Бунчук глазами указал ему на пчелу, и Листницкий улыбнулся.
– Горек будет ее мед, как вы думаете?
Ответил ему не Бунчук. Откуда-то из-за дальней купы сосен пулемет взлохматил тишину пронзительным сорочьим чечеканьем, разбрызг воющих пуль пронизал березки, на гриву сотникова коня, кружась и колеблясь, упала ссеченная пулей ветка.
Они скакали к деревушке, понукая лошадей криками, плетьми. Вслед им без единой передышки кончал австрийский пулемет ленту.
После Листницкому неоднократно приходилось встречаться с вольноопределяющимся Бунчуком, и всегда он поражался той непреклонной воле, которая светлела в жестких глазах Бунчука, дивился и не мог разгадать, что хранилось за неуловимой скрытностью, висевшей тучевой тенью на лице такого простого с виду человека. Бунчук и говорил как-то недосказанно, с улыбкой, зажатой в твердом углу губ, будто шел, обходя одному ему известную правду по кривой, извилистой стежке. Его перевели в пулеметную команду. Недели через полторы (полк стал на суточный отдых) Листницкий по дороге к командиру сотни догнал Бунчука. Тот шел мимо сожженного сарая, игриво помахивая кистью левой руки.
– A-а, вольноопределяющийся!
Бунчук повернул голову и, козыряя, посторонился.

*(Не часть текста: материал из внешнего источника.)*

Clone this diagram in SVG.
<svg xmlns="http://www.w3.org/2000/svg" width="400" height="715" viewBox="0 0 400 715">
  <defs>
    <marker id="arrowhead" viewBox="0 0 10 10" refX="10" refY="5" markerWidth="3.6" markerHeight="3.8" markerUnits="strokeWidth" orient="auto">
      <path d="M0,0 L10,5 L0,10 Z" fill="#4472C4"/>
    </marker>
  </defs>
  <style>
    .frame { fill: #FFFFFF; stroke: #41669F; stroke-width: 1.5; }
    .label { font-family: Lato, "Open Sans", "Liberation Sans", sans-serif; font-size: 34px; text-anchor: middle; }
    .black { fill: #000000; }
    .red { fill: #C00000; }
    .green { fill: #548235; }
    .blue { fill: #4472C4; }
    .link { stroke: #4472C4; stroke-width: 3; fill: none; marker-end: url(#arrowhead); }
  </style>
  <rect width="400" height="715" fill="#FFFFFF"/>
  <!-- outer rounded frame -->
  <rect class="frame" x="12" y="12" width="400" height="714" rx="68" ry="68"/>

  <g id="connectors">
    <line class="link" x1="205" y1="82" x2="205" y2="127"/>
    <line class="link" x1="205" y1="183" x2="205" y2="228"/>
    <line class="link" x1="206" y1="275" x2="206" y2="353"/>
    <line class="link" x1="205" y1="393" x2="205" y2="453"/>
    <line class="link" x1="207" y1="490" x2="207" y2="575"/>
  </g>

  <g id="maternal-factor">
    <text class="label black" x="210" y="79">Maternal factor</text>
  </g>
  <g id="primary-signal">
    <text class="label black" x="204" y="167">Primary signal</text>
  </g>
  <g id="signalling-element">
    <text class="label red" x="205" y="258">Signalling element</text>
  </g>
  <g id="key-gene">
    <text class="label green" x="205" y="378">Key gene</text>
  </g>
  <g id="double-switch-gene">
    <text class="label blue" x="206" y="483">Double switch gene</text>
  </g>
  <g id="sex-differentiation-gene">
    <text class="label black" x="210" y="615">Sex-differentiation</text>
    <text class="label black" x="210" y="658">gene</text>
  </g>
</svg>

– Куда вы идете? – спросил Листницкий.
– К начальнику команды.
– Нам по пути, кажется?
– Кажется, да.
Они шли по улице разрушенной деревни некоторое время молча. Во дворах, около редких уцелевших стодолов, суетились люди, проезжали верховые, прямо посреди улицы дымилась полевая кухня с длинным хвостом дожидавшихся в очереди казаков; сверху точилась промозглая мелкая сырость.
– Ну как, изучаете войну? – косо глянув на шагавшего чуть позади Бунчука, спросил Листницкий.
– Да… пожалуй, изучаю.
– Что вы думаете делать после войны? – почему-то спросил Листницкий, глядя на волосатые руки вольноопределяющегося.

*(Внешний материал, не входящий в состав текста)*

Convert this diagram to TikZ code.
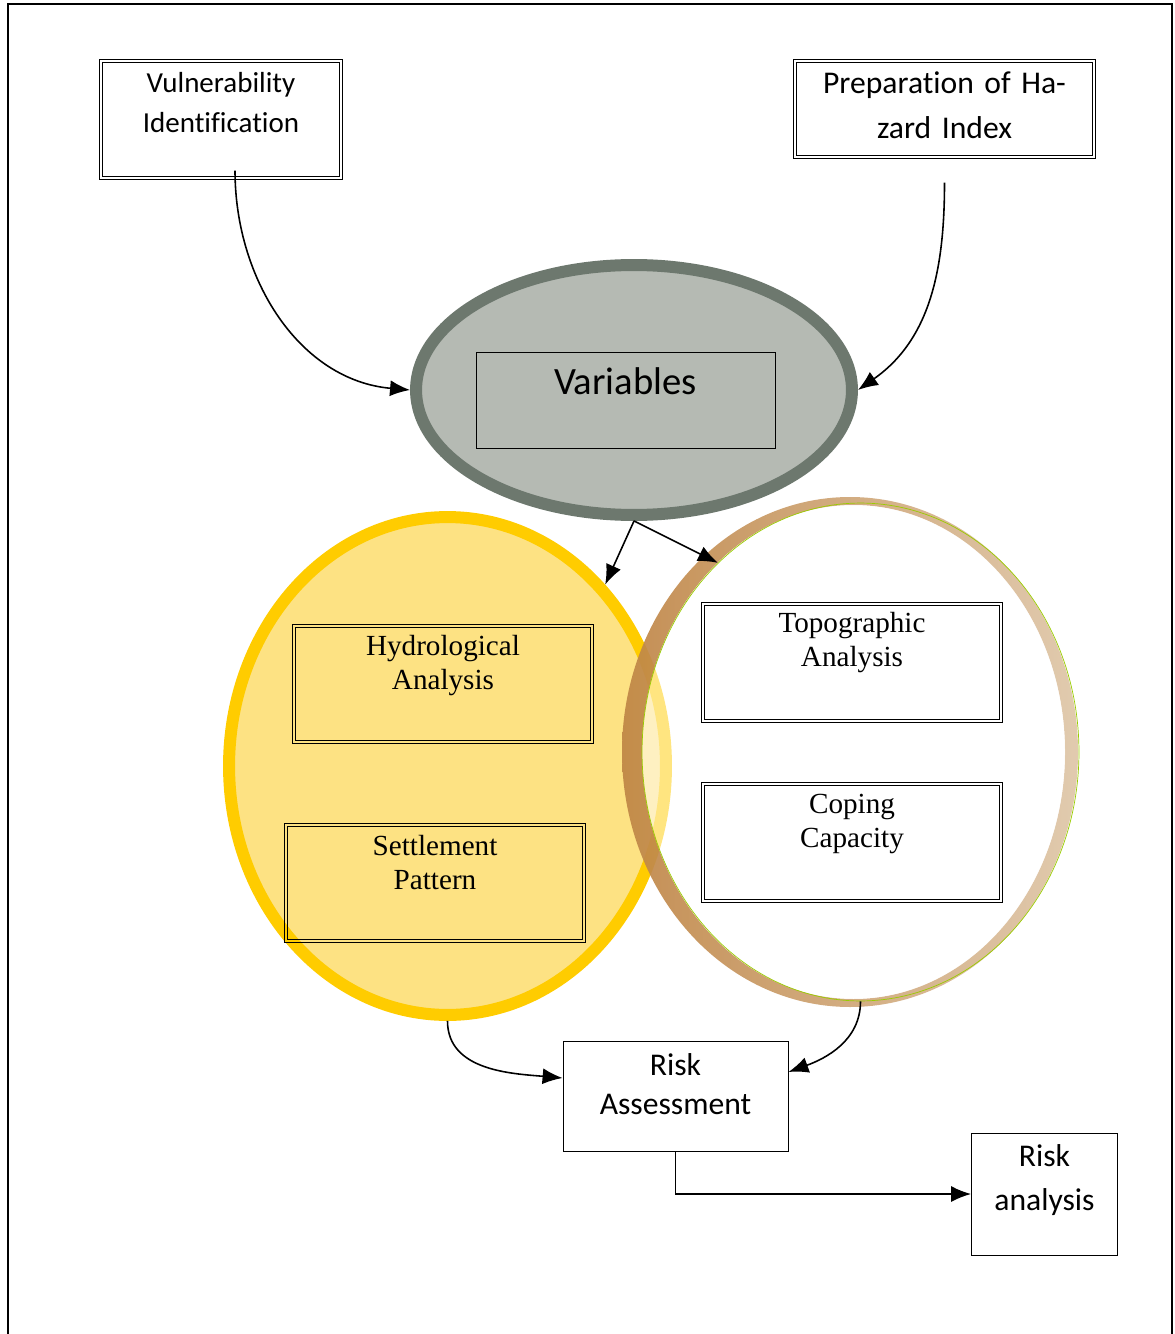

– Кто-то посеянное будет собирать, а я… погляжу, – Бунчук сощурил глаза.
– Как вас понять?
– Знаете, сотник, – еще пронзительнее сощурился тот, – поговорку: «Сеющий ветер пожнет бурю»? Так вот.
– А вы бы без аллегорий, яснее.
– И так ясно. Прощайте, сотник, мне налево.

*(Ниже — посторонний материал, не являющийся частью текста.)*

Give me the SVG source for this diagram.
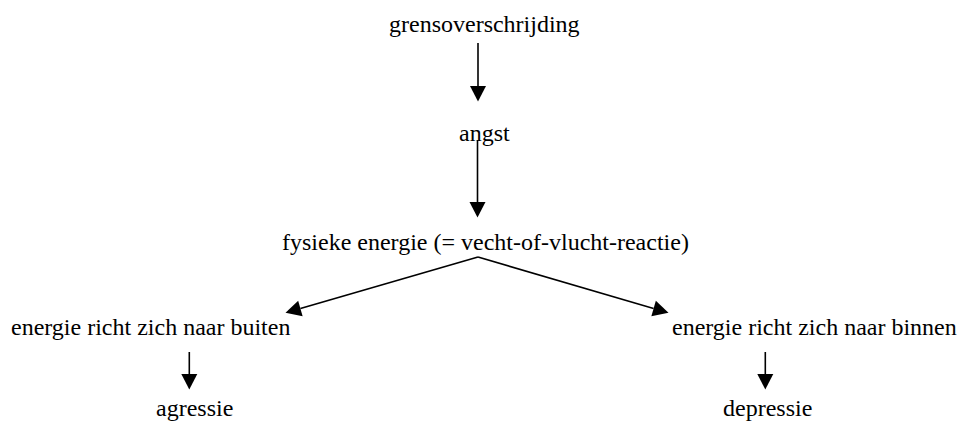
<svg xmlns="http://www.w3.org/2000/svg" width="959" height="423" viewBox="0 0 959 423">
<style>
text{font-family:"Liberation Serif","Times New Roman",serif;font-size:24px;fill:#000}
.c line{stroke:#000;stroke-width:1.6;fill:none}
</style>
<defs>
<marker id="ah" markerUnits="userSpaceOnUse" markerWidth="16" markerHeight="16" refX="0" refY="8" orient="auto" overflow="visible">
<path d="M0,0 L15.5,8 L0,16 z" fill="#000"/>
</marker>
</defs>
<rect width="959" height="423" fill="#fff"/>
<g id="n1"><text x="389" y="32">grensoverschrijding</text></g>
<g id="n2"><text x="459" y="141">angst</text></g>
<g id="n3"><text x="282" y="250">fysieke energie (= vecht-of-vlucht-reactie)</text></g>
<g id="n4"><text x="11" y="335">energie richt zich naar buiten</text></g>
<g id="n5"><text x="672" y="335">energie richt zich naar binnen</text></g>
<g id="n6"><text x="156" y="416">agressie</text></g>
<g id="n7"><text x="723" y="416">depressie</text></g>
<g class="c" id="connectors">
<line x1="478" y1="43" x2="478" y2="86" marker-end="url(#ah)"/>
<line x1="477.5" y1="140" x2="477.5" y2="202" marker-end="url(#ah)"/>
<line x1="478" y1="257" x2="300.4" y2="308.5" marker-end="url(#ah)"/>
<line x1="478" y1="257" x2="653.6" y2="308.5" marker-end="url(#ah)"/>
<line x1="189.3" y1="352" x2="189.3" y2="374" marker-end="url(#ah)"/>
<line x1="765.3" y1="352" x2="765.3" y2="374" marker-end="url(#ah)"/>
</g>
</svg>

Бунчук приложил волосатые пальцы к козырьку казачьей фуражки, свернул влево.
Пожимая плечами, сотник долго провожал его взглядом.
«Что он, оригинальничает или просто человек с чудинкой?» – раздраженно думал Листницкий, шагая в опрятную землянку командира сотни.
XVI
Вместе со второй очередью ушла и третья. Станицы, хутора на Дону обезлюдели, будто на покос, на страду вышла вся Донщина.
На границах горькая разгоралась в тот год страда: лапала смерть работников, и не одна уж простоволосая казачка отпрощалась, отголосила по мертвому: «И, родимый ты мо-о-о-ой!.. И на кого ж ты меня покинул?..»
Ложились родимые головами на все четыре стороны, лили рудую казачью кровь и, мертвоглазые, беспробудные, истлевали под артиллерийскую панихиду в Австрии, в Польше, в Пруссии… Знать, не доносил восточный ветер до них плача жен и матерей.
Цвет казачий покинул курени и гибнул там в смерти, во вшах, в ужасе.
В погожий сентябрьский день летала над хутором Татарским молочно-радужная паутина, тонкая такая, хлопчатая. По-вдовьему усмехалось обескровленное солнце, строгая девственная синева неба была отталкивающе чиста, горделива. За Доном, тронутый желтизной, горюнился лес, блекло отсвечивал тополь, дуб ронял редкие узорчато-резные листья, лишь ольха крикливо зеленела, радовала живучестью своей стремительный сорочий глаз.
В этот день Пантелей Прокофьевич Мелехов получил письмо из действующей армии. Письмо принесла с почты Дуняшка. Почтмейстер, вручая его, кланялся, тряс плешиной, униженно разводил руками:
– Вы, ради бога, простите меня, письмо-то я распечатал. Так и скажите папаше: мол, Фирс Сидорович письмо, так и так, мол, вскрыл. Очень, мол, ему было интересно про войну узнать, как там и что… Уж вы простите и папаше Пантелею Прокофьевичу так и доложите.
Против обыкновения, он был растерян и вышел проводить Дуняшку, не замечая того, что нос его измазан чернилами.